▸ **The exercise**
Retype the data exactly, from its first line to the line containing "bin_start_hz = [0.5 * i for i in range(201)]", including both, and skip any picture.
──────────
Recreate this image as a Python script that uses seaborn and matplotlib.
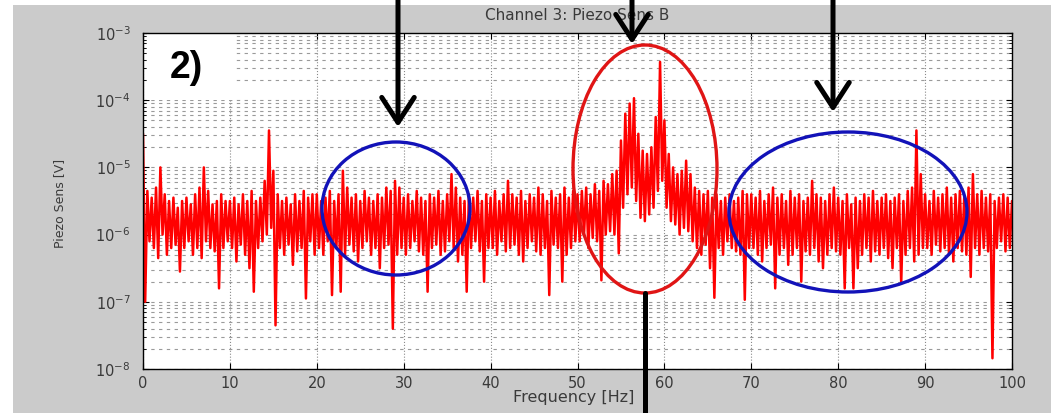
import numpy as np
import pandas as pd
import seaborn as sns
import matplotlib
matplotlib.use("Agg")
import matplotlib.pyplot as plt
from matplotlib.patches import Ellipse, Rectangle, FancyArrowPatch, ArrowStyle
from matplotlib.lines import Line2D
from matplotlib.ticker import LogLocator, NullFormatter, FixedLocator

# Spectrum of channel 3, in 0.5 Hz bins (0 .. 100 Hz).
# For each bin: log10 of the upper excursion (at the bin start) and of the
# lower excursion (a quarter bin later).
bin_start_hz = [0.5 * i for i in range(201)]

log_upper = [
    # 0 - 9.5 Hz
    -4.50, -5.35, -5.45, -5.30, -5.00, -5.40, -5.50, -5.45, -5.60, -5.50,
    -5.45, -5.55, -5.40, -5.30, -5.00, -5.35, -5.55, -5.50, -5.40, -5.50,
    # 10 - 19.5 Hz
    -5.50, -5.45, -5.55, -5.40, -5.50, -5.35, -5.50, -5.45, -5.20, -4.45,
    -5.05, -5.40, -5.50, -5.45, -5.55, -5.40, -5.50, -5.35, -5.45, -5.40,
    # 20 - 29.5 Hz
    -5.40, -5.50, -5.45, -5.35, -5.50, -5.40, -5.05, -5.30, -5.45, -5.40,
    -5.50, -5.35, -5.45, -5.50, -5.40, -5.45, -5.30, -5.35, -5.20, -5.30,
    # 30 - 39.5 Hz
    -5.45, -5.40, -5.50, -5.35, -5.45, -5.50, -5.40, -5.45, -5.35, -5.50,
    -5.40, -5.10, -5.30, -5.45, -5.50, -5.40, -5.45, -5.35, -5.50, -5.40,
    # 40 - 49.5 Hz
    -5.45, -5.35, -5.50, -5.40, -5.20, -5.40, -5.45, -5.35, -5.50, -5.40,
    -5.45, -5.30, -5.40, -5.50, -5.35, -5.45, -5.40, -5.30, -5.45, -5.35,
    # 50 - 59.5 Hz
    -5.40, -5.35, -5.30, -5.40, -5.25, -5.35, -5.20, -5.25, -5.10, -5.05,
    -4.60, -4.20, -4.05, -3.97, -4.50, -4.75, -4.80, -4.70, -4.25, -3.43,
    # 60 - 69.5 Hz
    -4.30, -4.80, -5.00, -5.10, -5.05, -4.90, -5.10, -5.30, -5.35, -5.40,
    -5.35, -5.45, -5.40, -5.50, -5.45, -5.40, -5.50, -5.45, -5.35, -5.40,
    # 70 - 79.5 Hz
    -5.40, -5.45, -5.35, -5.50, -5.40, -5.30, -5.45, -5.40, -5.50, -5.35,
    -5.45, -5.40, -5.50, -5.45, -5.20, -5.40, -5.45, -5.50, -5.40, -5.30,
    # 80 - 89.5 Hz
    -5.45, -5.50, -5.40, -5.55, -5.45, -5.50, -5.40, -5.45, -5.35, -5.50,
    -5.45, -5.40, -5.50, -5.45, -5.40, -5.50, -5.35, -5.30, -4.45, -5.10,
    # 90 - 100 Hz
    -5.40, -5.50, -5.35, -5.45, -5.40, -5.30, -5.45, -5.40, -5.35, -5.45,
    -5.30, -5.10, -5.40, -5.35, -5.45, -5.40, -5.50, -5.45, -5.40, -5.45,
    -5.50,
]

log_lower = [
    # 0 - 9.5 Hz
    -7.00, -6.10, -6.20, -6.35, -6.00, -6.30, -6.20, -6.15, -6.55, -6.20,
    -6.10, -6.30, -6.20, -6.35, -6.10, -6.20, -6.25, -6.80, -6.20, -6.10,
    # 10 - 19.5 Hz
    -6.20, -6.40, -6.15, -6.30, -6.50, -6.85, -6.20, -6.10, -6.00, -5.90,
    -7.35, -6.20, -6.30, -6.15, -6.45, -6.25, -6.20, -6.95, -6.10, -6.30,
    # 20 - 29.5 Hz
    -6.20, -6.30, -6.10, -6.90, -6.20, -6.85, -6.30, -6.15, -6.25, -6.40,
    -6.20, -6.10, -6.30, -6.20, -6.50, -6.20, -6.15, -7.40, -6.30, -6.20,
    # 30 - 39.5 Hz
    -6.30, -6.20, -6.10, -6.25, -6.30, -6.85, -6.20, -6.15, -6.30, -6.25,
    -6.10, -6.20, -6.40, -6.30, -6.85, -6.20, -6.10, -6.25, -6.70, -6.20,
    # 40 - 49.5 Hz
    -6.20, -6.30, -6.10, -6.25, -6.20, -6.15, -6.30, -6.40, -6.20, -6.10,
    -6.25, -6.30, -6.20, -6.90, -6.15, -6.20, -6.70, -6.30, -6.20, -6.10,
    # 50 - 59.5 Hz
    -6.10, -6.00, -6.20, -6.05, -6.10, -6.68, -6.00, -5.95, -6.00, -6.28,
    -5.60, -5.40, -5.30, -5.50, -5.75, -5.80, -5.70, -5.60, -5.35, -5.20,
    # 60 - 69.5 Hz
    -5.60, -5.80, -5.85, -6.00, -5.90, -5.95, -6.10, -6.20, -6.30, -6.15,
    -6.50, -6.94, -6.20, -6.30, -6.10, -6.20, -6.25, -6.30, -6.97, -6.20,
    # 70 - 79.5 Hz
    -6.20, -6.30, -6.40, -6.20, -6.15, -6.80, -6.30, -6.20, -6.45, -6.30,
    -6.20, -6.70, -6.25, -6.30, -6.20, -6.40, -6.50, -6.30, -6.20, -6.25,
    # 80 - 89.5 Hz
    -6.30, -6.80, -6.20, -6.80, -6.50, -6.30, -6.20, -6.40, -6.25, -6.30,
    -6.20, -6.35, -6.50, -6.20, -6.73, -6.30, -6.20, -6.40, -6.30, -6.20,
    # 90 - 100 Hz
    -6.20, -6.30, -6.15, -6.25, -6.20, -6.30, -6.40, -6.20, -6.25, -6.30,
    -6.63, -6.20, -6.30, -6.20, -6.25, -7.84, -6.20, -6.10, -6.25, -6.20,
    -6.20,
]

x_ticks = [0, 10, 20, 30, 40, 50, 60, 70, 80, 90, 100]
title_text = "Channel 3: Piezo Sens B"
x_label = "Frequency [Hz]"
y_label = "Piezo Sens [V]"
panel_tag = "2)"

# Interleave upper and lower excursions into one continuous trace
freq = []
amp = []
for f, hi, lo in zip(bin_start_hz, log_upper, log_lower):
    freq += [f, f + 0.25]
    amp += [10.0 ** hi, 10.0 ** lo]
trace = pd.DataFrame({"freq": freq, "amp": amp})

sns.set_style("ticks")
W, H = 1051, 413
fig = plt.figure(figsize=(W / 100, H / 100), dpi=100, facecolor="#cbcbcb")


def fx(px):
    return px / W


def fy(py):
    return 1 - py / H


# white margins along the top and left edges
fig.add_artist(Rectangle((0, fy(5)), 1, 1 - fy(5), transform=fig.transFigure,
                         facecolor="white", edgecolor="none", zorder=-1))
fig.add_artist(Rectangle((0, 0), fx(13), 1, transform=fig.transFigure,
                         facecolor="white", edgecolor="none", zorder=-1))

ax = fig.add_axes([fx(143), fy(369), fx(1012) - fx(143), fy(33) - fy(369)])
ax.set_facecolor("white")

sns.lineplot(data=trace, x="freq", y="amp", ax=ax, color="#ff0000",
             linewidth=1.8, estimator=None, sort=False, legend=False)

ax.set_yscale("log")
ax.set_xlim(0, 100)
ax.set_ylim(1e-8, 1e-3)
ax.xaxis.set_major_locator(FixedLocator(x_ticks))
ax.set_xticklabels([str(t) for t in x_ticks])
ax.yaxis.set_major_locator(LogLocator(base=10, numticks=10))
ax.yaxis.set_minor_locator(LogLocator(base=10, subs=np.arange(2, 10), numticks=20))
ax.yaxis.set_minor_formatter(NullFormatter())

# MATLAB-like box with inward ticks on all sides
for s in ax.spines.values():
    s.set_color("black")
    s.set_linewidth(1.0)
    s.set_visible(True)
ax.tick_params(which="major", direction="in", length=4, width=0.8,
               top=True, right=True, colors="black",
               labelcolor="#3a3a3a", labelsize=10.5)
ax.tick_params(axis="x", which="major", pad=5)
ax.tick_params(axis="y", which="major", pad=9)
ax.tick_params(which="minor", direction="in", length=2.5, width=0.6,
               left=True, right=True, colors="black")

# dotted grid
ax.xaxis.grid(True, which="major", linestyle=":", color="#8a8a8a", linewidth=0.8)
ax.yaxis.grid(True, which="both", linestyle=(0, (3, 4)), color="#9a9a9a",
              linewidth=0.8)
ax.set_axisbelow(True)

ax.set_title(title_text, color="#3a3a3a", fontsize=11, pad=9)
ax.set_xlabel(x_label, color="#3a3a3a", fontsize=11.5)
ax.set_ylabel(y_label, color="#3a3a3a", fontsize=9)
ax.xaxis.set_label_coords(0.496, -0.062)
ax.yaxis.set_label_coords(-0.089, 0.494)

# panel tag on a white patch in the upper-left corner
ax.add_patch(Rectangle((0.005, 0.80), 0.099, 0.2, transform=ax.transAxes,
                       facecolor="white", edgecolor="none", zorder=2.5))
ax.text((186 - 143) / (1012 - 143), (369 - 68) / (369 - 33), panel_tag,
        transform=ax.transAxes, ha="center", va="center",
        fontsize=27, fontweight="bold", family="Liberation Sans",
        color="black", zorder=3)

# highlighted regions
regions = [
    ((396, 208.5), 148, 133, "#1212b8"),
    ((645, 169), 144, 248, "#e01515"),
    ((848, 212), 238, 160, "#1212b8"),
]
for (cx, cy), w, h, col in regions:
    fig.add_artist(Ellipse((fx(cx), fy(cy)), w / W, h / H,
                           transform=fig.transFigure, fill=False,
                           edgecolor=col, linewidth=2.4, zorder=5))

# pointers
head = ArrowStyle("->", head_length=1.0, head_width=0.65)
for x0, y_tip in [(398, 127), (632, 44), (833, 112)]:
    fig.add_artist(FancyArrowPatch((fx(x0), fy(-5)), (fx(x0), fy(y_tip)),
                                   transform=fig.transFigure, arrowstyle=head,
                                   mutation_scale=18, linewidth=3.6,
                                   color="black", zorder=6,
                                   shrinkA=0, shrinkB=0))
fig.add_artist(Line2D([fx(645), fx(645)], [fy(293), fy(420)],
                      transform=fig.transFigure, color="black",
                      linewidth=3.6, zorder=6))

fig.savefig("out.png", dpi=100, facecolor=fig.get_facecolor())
──────────
▸ **Result**
Recreate this image as a Python script that uses seaborn and matplotlib.
import numpy as np
import pandas as pd
import seaborn as sns
import matplotlib
matplotlib.use("Agg")
import matplotlib.pyplot as plt
from matplotlib.patches import Ellipse, Rectangle, FancyArrowPatch, ArrowStyle
from matplotlib.lines import Line2D
from matplotlib.ticker import LogLocator, NullFormatter, FixedLocator

# Spectrum of channel 3, in 0.5 Hz bins (0 .. 100 Hz).
# For each bin: log10 of the upper excursion (at the bin start) and of the
# lower excursion (a quarter bin later).
bin_start_hz = [0.5 * i for i in range(201)]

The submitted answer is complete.